The Russian military in Syria has begun excavating the cemetery near Yarmouk in Syria in an attempt to find the remains of IDF soldiers who went missing during the First Lebanon War in 1982, nearly forty years ago.
Russian Searching Syrian Cemetery
The search began last Thursday when the Russian military closed off the cemetery with the intention of identifying DNA samples from the graves in the cemetery that stands near Damascus. Local media said Russian forces came with a specialized medical truck equipped with DNA testing tools.
The main focus will be searching for the bodies of Tzvi Feldman and Yehuda Katz, both the children of Holocaust survivors, who were declared Missing in Action after being captured by the Syrian army in the battle of Sultan Yakoub in the Lebanese Bekaa, close to the borders with Syria. The battle lasted six hours and was particularly devastating for the IDF. After being surrounded, the Israeli armored battalion lost 10 tanks and about 30 IDF soldiers were killed. After the battle, Feldman, Katz, and Zachary Baumel were reportedly paraded through Damascus atop their captured tank.

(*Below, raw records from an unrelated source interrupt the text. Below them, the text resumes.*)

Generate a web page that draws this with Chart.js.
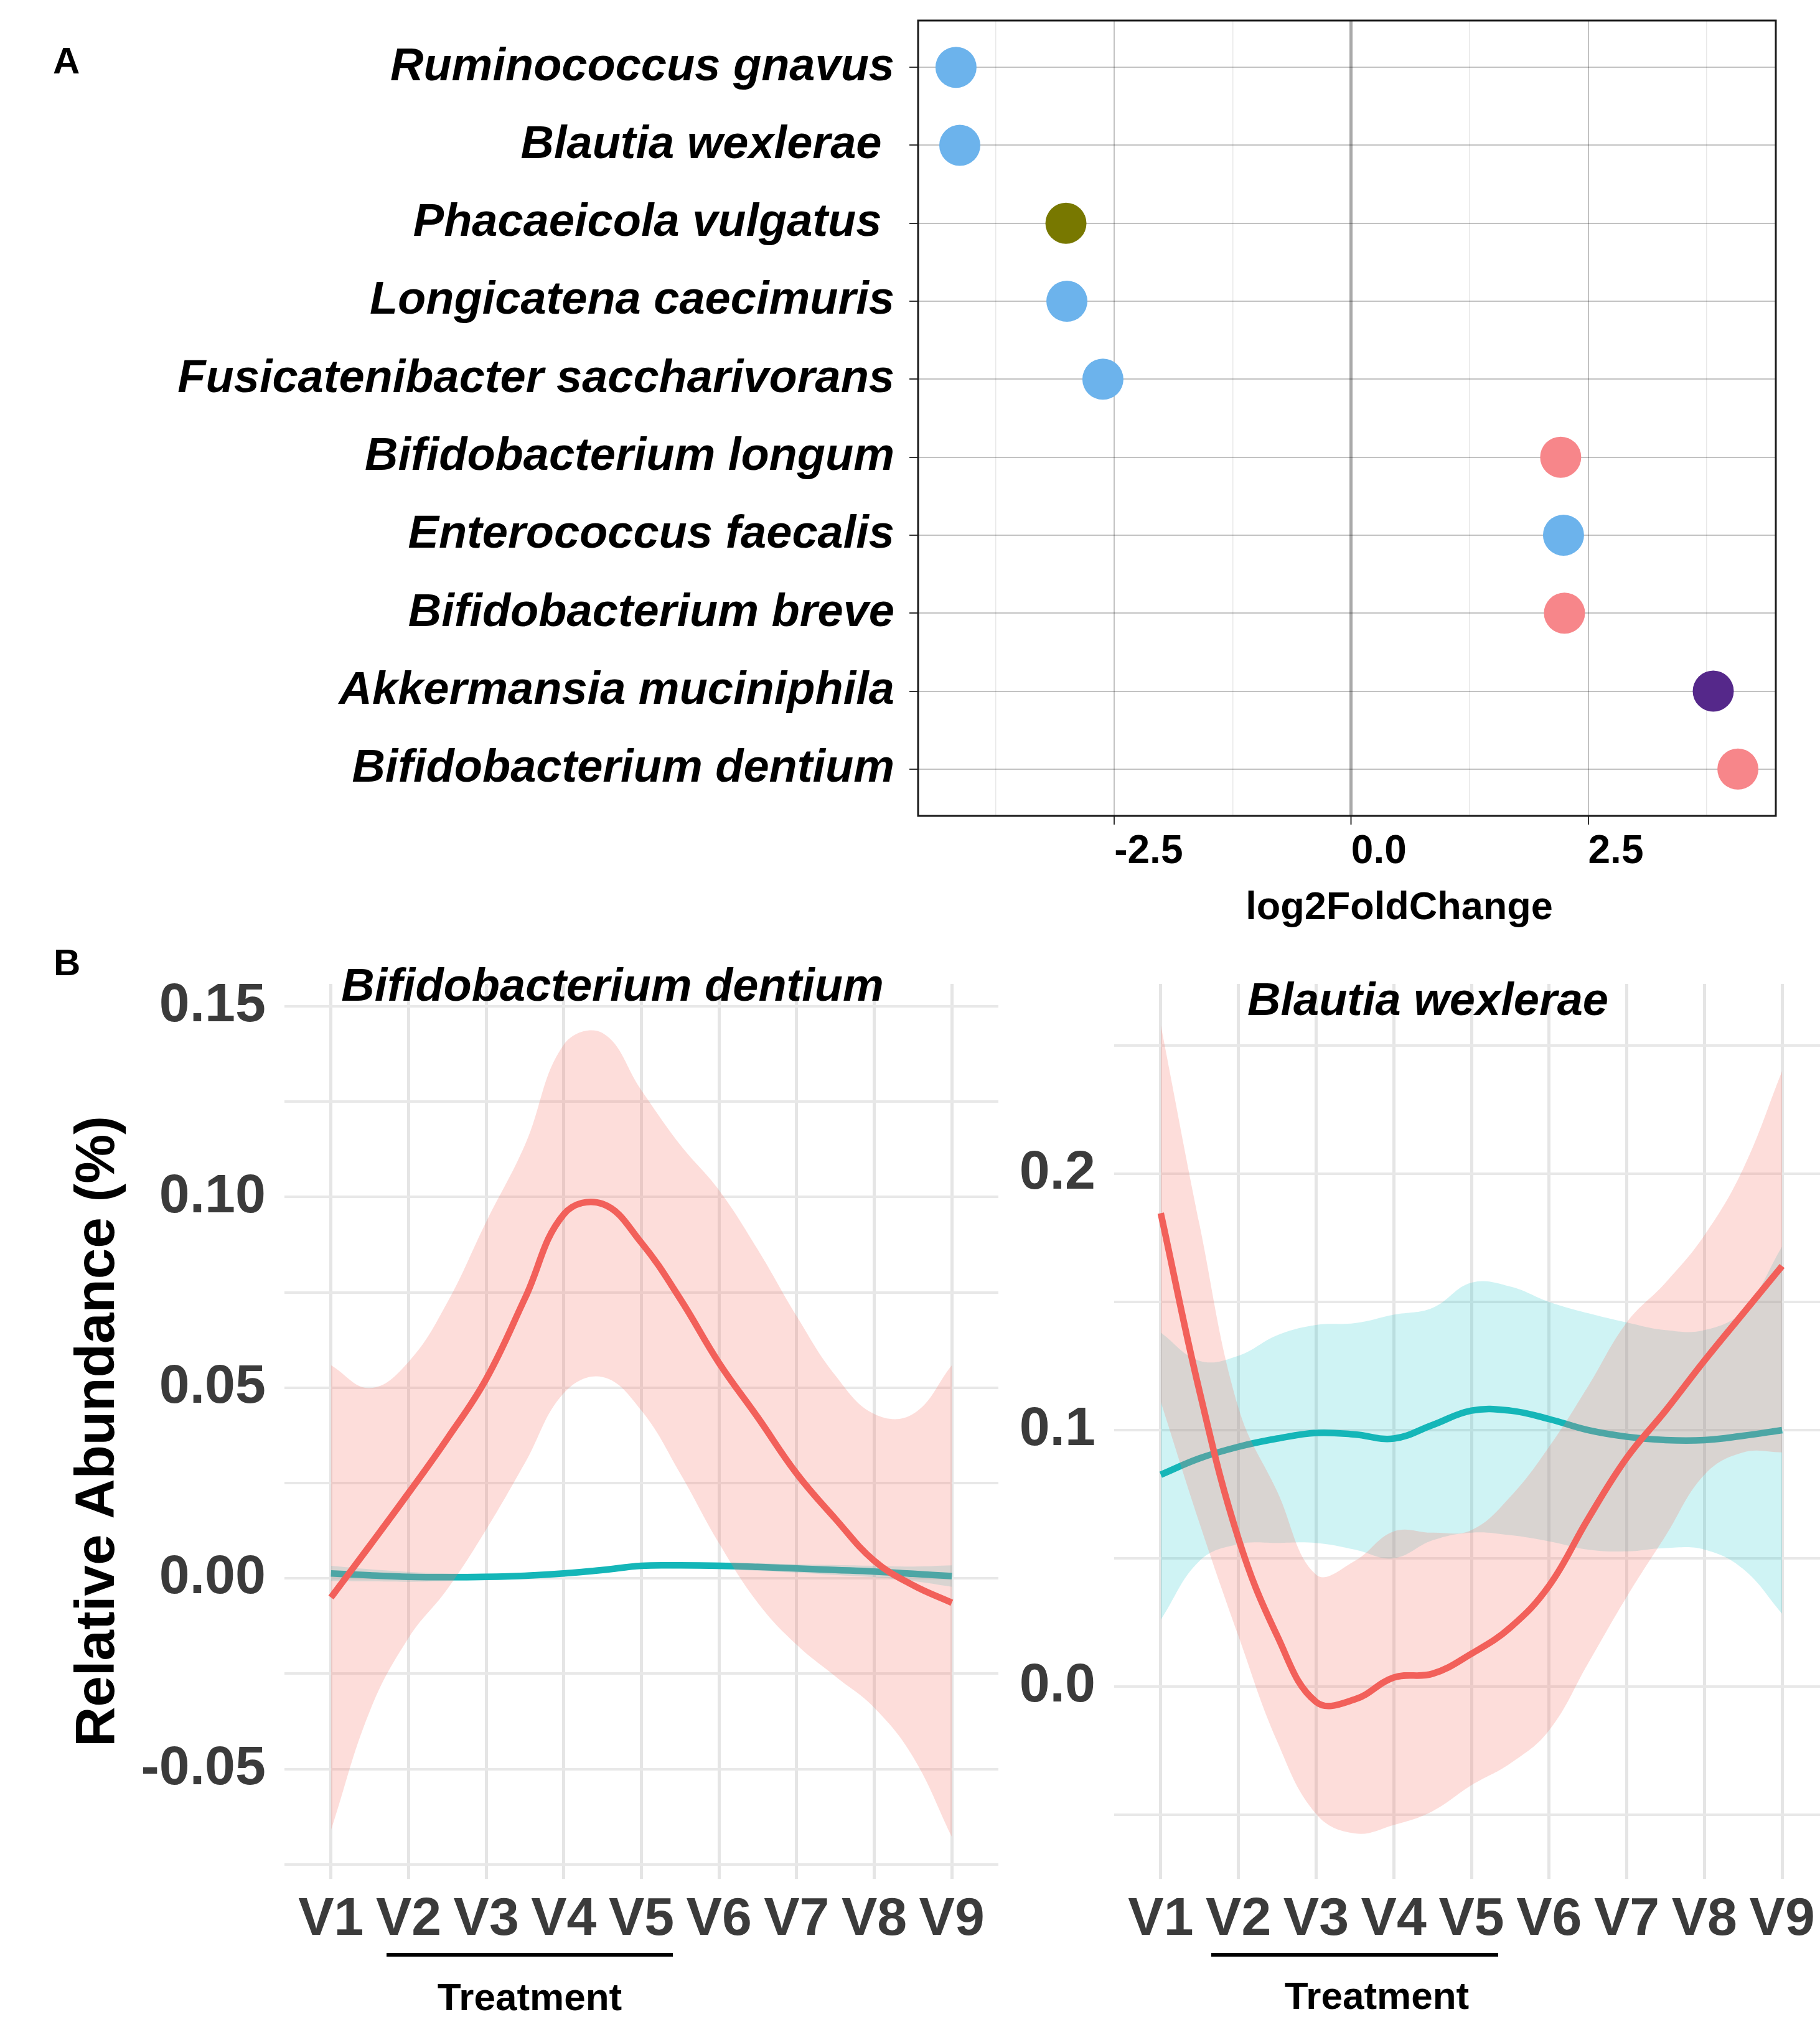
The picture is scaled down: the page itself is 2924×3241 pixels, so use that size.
<!DOCTYPE html>
<html>
<head>
<meta charset="utf-8">
<title>log2FoldChange and relative abundance</title>
<script src="https://cdn.jsdelivr.net/npm/chart.js@4.4.1/dist/chart.umd.min.js"></script>
<style>
  html, body { margin: 0; padding: 0; background: #fff; width: 2924px; height: 3241px; overflow: hidden; }
  canvas { position: absolute; }
  .lbl { position: absolute; white-space: nowrap; font-family: "Liberation Sans", Arial, sans-serif; font-weight: bold; color: #000; }
  .mid { transform: translateX(-50%); }
  .bar { position: absolute; background: #000; height: 6px; }
</style>
</head>
<body>
<canvas id="foldChart" width="2924" height="1420" style="left:0px;top:0px"></canvas>
<canvas id="dentiumChart" width="1700" height="1600" style="left:0px;top:1540px"></canvas>
<canvas id="wexleraeChart" width="1480" height="1600" style="left:1500px;top:1540px"></canvas>

<div class="lbl" style="left:85px;top:68px;font-size:60px;line-height:60px">A</div>
<div class="lbl mid" style="left:2248px;top:1424px;font-size:63px;line-height:63px">log2FoldChange</div>
<div class="lbl" style="left:86px;top:1517px;font-size:60px;line-height:60px">B</div>
<div class="lbl mid" style="left:984px;top:1546px;font-size:74px;line-height:74px;font-style:italic">Bifidobacterium dentium</div>
<div class="lbl mid" style="left:2294px;top:1569px;font-size:74px;line-height:74px;font-style:italic">Blautia wexlerae</div>
<div class="bar" style="left:621px;top:3138px;width:460px"></div>
<div class="bar" style="left:1946px;top:3138px;width:461px"></div>
<div class="lbl mid" style="left:851px;top:3178px;font-size:62px;line-height:62px">Treatment</div>
<div class="lbl mid" style="left:2212px;top:3176px;font-size:62px;line-height:62px">Treatment</div>

<script>
// panel A: log2 fold changes, top to bottom
const species = [
  "Ruminococcus gnavus",
  "Blautia wexlerae ",
  "Phacaeicola vulgatus ",
  "Longicatena caecimuris",
  "Fusicatenibacter saccharivorans",
  "Bifidobacterium longum",
  "Enterococcus faecalis",
  "Bifidobacterium breve",
  "Akkermansia muciniphila",
  "Bifidobacterium dentium"
];
const log2FoldChange = [-4.17, -4.13, -3.01, -3.00, -2.62, 2.21, 2.24, 2.25, 3.82, 4.08];
const pointColors = ["#6cb3ec", "#6cb3ec", "#787800", "#6cb3ec", "#6cb3ec",
                     "#f7868a", "#6cb3ec", "#f7868a", "#55288a", "#f7868a"];

// panel B: smoothed trajectories, read at half-visit steps
const visits = ["V1", "V2", "V3", "V4", "V5", "V6", "V7", "V8", "V9"];
const smoothX = [1, 1.5, 2, 2.5, 3, 3.5, 4, 4.5, 5, 5.5, 6, 6.5, 7, 7.5, 8, 8.5, 9];

const dentiumRed   = [-0.0050, 0.0086, 0.0224, 0.0367, 0.0523, 0.0735, 0.0955, 0.0982, 0.0880, 0.0733, 0.0565, 0.0422, 0.0275, 0.0156, 0.0046, -0.0018, -0.0064];
const dentiumRedHi = [0.0559, 0.0499, 0.0568, 0.0724, 0.0935, 0.1137, 0.1400, 0.1430, 0.1280, 0.1137, 0.1018, 0.0862, 0.0688, 0.0532, 0.0431, 0.0431, 0.0559];
const dentiumRedLo = [-0.0660, -0.0348, -0.0156, -0.0028, 0.0128, 0.0303, 0.0486, 0.0528, 0.0440, 0.0275, 0.0092, -0.0064, -0.0174, -0.0257, -0.0339, -0.0468, -0.0678];
const dentiumTeal   = [0.0013, 0.0008, 0.0004, 0.0003, 0.0004, 0.0007, 0.0013, 0.0022, 0.0033, 0.0034, 0.0033, 0.0030, 0.0026, 0.0022, 0.0018, 0.0012, 0.0006];
const dentiumTealHi = [0.0033, 0.0024, 0.0017, 0.0013, 0.0013, 0.0015, 0.0021, 0.0030, 0.0041, 0.0042, 0.0042, 0.0040, 0.0037, 0.0035, 0.0033, 0.0031, 0.0034];
const dentiumTealLo = [-0.0007, -0.0008, -0.0009, -0.0007, -0.0005, -0.0001, 0.0005, 0.0014, 0.0025, 0.0026, 0.0024, 0.0020, 0.0015, 0.0009, 0.0003, -0.0007, -0.0022];

const wexleraeRed   = [0.1846, 0.1150, 0.0577, 0.0197, -0.0060, -0.0050, 0.0035, 0.0050, 0.0128, 0.0230, 0.0393, 0.0653, 0.0892, 0.1076, 0.1271, 0.1456, 0.1640];
const wexleraeRedHi = [0.2580, 0.1800, 0.1087, 0.0760, 0.0436, 0.0490, 0.0605, 0.0600, 0.0610, 0.0740, 0.0935, 0.1170, 0.1420, 0.1575, 0.1760, 0.2020, 0.2400];
const wexleraeRedLo = [0.1110, 0.0636, 0.0197, -0.0215, -0.0497, -0.0573, -0.0540, -0.0486, -0.0385, -0.0300, -0.0171, 0.0089, 0.0350, 0.0588, 0.0826, 0.0913, 0.0913];
const wexleraeTeal   = [0.0826, 0.0890, 0.0935, 0.0967, 0.0989, 0.0983, 0.0967, 0.1020, 0.1076, 0.1076, 0.1043, 0.1000, 0.0974, 0.0961, 0.0961, 0.0978, 0.1000];
const wexleraeTealHi = [0.1380, 0.1270, 0.1290, 0.1370, 0.1410, 0.1417, 0.1450, 0.1477, 0.1575, 0.1560, 0.1500, 0.1456, 0.1420, 0.1390, 0.1390, 0.1466, 0.1716];
const wexleraeTealLo = [0.0260, 0.0490, 0.0555, 0.0560, 0.0560, 0.0534, 0.0500, 0.0570, 0.0600, 0.0590, 0.0566, 0.0534, 0.0527, 0.0540, 0.0534, 0.0458, 0.0284];

const FONT = '"Liberation Sans", Arial, sans-serif';
const RED = "#f2605a";
const TEAL = "#14b6b8";
const RED_BAND = "rgba(248,118,109,0.25)";
const TEAL_BAND = "rgba(0,191,196,0.19)";
const CLEAR = "rgba(0,0,0,0)";

Chart.defaults.font.family = FONT;
Chart.defaults.animation = false;

document.addEventListener("DOMContentLoaded", () => {
  initFoldChart();
  initTrajectoryChart("dentiumChart", {
    red: [dentiumRed, dentiumRedHi, dentiumRedLo],
    teal: [dentiumTeal, dentiumTealHi, dentiumTealLo],
    min: -0.0788, max: 0.1559, step: 0.025, major: 0.05, digits: 2,
    axisWidth: 457, padRight: 96, yTitle: "Relative Abundance (%)"
  });
  initTrajectoryChart("wexleraeChart", {
    red: [wexleraeRed, wexleraeRedHi, wexleraeRedLo],
    teal: [wexleraeTeal, wexleraeTealHi, wexleraeTealLo],
    min: -0.075, max: 0.274, step: 0.05, major: 0.1, digits: 1,
    axisWidth: 290, padRight: 42, yTitle: null
  });
});

function onStep(v, step) {
  return Math.abs(v / step - Math.round(v / step)) < 1e-6;
}

// fixed axis box, no extra room for overhanging labels
function fixBox(w, h) {
  return (s) => {
    if (w != null) s.width = w;
    if (h != null) s.height = h;
    s.paddingTop = 0;
    s.paddingBottom = 0;
    s.paddingLeft = 0;
    s.paddingRight = 0;
  };
}

// black box around panel A
const framePlugin = {
  id: "frame",
  afterDatasetsDraw(chart) {
    const { ctx, chartArea: a } = chart;
    ctx.save();
    ctx.strokeStyle = "#1a1a1a";
    ctx.lineWidth = 3;
    ctx.strokeRect(a.left, a.top, a.right - a.left, a.bottom - a.top);
    ctx.restore();
  }
};

function initFoldChart() {
  const ctx = document.getElementById("foldChart");
  const major = (c) => c.tick && onStep(c.tick.value, 2.5);
  const zero = (c) => c.tick && Math.abs(c.tick.value) < 1e-9;

  new Chart(ctx, {
    type: "scatter",
    data: {
      datasets: [{
        data: species.map((s, i) => ({ x: log2FoldChange[i], y: i + 1 })),
        backgroundColor: pointColors,
        borderWidth: 0,
        pointRadius: 33,
        pointHoverRadius: 33
      }]
    },
    options: {
      responsive: false,
      layout: { padding: { top: 31, right: 71, left: 0, bottom: 0 } },
      plugins: { legend: { display: false }, tooltip: { enabled: false } },
      scales: {
        x: {
          type: "linear",
          min: -4.57,
          max: 4.48,
          afterFit: fixBox(null, 109),
          border: { display: false },
          grid: {
            color: (c) => zero(c) ? "#a9a9a9" : major(c) ? "rgba(0,0,0,0.24)" : "rgba(0,0,0,0.09)",
            lineWidth: (c) => zero(c) ? 5 : major(c) ? 2 : 1.5,
            tickColor: (c) => major(c) ? "#333" : CLEAR,
            tickLength: 14,
            tickWidth: 2
          },
          ticks: {
            stepSize: 1.25,
            includeBounds: false,
            autoSkip: false,
            maxRotation: 0,
            align: "start",
            padding: 6,
            color: "#000",
            font: { size: 64, weight: "bold" },
            callback: (v) => onStep(v, 2.5) ? v.toFixed(1) : ""
          }
        },
        y: {
          type: "linear",
          reverse: true,
          min: 0.4,
          max: 10.6,
          afterFit: fixBox(1475, null),
          border: { display: false },
          grid: { color: "rgba(0,0,0,0.24)", lineWidth: 2, tickColor: "#333", tickLength: 14, tickWidth: 2 },
          ticks: {
            stepSize: 1,
            includeBounds: false,
            autoSkip: false,
            padding: 24,
            color: "#000",
            font: { size: 74, weight: "bold", style: "italic" },
            callback: (v) => species[Math.round(v) - 1] ?? ""
          }
        }
      }
    },
    plugins: [framePlugin]
  });
}

function initTrajectoryChart(id, cfg) {
  const ctx = document.getElementById(id);
  const pts = (arr) => smoothX.map((x, i) => ({ x, y: arr[i] }));
  const fit = (arr, color, order) => ({
    data: pts(arr), borderColor: color, borderWidth: 10.5, fill: false, order
  });
  const edge = (arr, fill, color, order) => ({
    data: pts(arr), borderColor: CLEAR, borderWidth: 0, backgroundColor: color, fill, order
  });

  new Chart(ctx, {
    type: "line",
    data: {
      datasets: [
        fit(cfg.red[0], RED, 1),
        edge(cfg.red[1], "+1", RED_BAND, 2),
        edge(cfg.red[2], false, CLEAR, 2),
        fit(cfg.teal[0], TEAL, 3),
        edge(cfg.teal[1], "+1", TEAL_BAND, 4),
        edge(cfg.teal[2], false, CLEAR, 4)
      ]
    },
    options: {
      responsive: false,
      layout: { padding: { top: 41, right: cfg.padRight, left: 0, bottom: 0 } },
      elements: {
        point: { radius: 0, hoverRadius: 0 },
        line: { tension: 0.4, borderCapStyle: "butt", borderJoinStyle: "round" }
      },
      plugins: { legend: { display: false }, tooltip: { enabled: false } },
      scales: {
        x: {
          type: "linear",
          min: 0.4,
          max: 9.6,
          afterFit: fixBox(null, 121),
          border: { display: false },
          grid: { color: "#e5e5e5", lineWidth: 5, drawTicks: false },
          ticks: {
            stepSize: 1,
            includeBounds: false,
            autoSkip: false,
            maxRotation: 0,
            padding: 15,
            color: "#3b3b3b",
            font: { size: 86, weight: "bold" },
            callback: (v) => visits[Math.round(v) - 1] ?? ""
          }
        },
        y: {
          type: "linear",
          min: cfg.min,
          max: cfg.max,
          afterFit: fixBox(cfg.axisWidth, null),
          border: { display: false },
          grid: { color: "#e8e8e8", lineWidth: 4, drawTicks: false },
          ticks: {
            stepSize: cfg.step,
            includeBounds: false,
            autoSkip: false,
            padding: 30,
            color: "#3b3b3b",
            font: { size: 88, weight: "bold" },
            callback: (v) => {
              if (!onStep(v, cfg.major)) return "";
              const val = Math.abs(v) < 1e-9 ? 0 : v;
              return val.toFixed(cfg.digits);
            }
          },
          title: {
            display: !!cfg.yTitle,
            text: cfg.yTitle || "",
            color: "#000",
            font: { size: 89, weight: "bold" },
            padding: { top: 105, bottom: 0 }
          }
        }
      }
    }
  });
}
</script>
</body>
</html>
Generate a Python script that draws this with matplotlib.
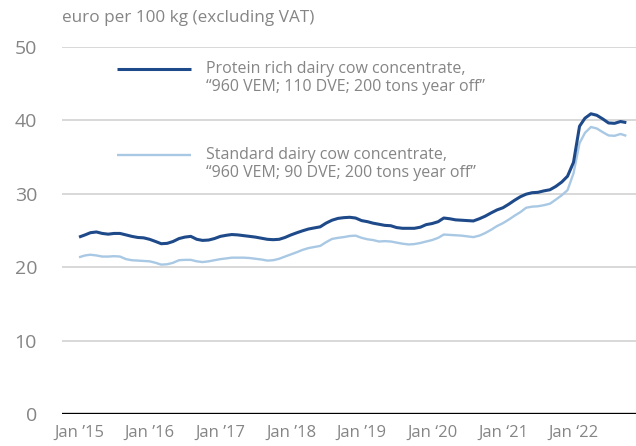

Over the years, Palestinian and Syrian officials have made many references to information in their possession regarding the MIAs, but have been unwilling to cooperate in efforts to return the missing soldiers to their families.
In 2019, Russian President Vladimir Putin announced that the Russian army, in coordination with the Syrian military, had found Baumel’s remains. Baumel’s remains were handed over to Israel in an official ceremony at the Russian defense ministry in Moscow and interred the following day at the Mount Herzl military cemetery.
Honoring the Dead: A Biblical Imperative
In Judaism, tending to the dead is a Biblical imperative. This is learned from the book of Leviticus which prohibits Kohanim, men of the priestly caste, from defilement by contact with a dead body .
Hashem said to Moshe: Speak to the Kohanim, the sons of Aharon, and say to them: None shall defile himself for any [dead] person among his kin, Leviticus 21:1
The Talmud prescribes that if a priest, even the High Priest, chances upon a corpse by the wayside, and there is no one else in the area who can be called upon to bury it, then the priest himself must forgo the requirement to abstain from defilement and perform the burial of this person. This mitzvah is expanded to include anyone who happens upon such a body.
Dead who have no next-of-kin or who are for other reasons unburied or improperly buried are termed a meit mitzvah (Hebrew: מת מצוה, a mitzvah corpse). Tending to a meit mitzvah overrides virtually any other positive commandment of Torah law, an indication of the high premium the Torah places on the honor of the dead.
Tending to the dead is also referred to as chesed shel emet (kindness of truth) because the act is selfless as it can never be returned in kind.
It is this important mitzvah that has led Israel to go to great measures, including releasing terrorists to recover the bodies of soldiers.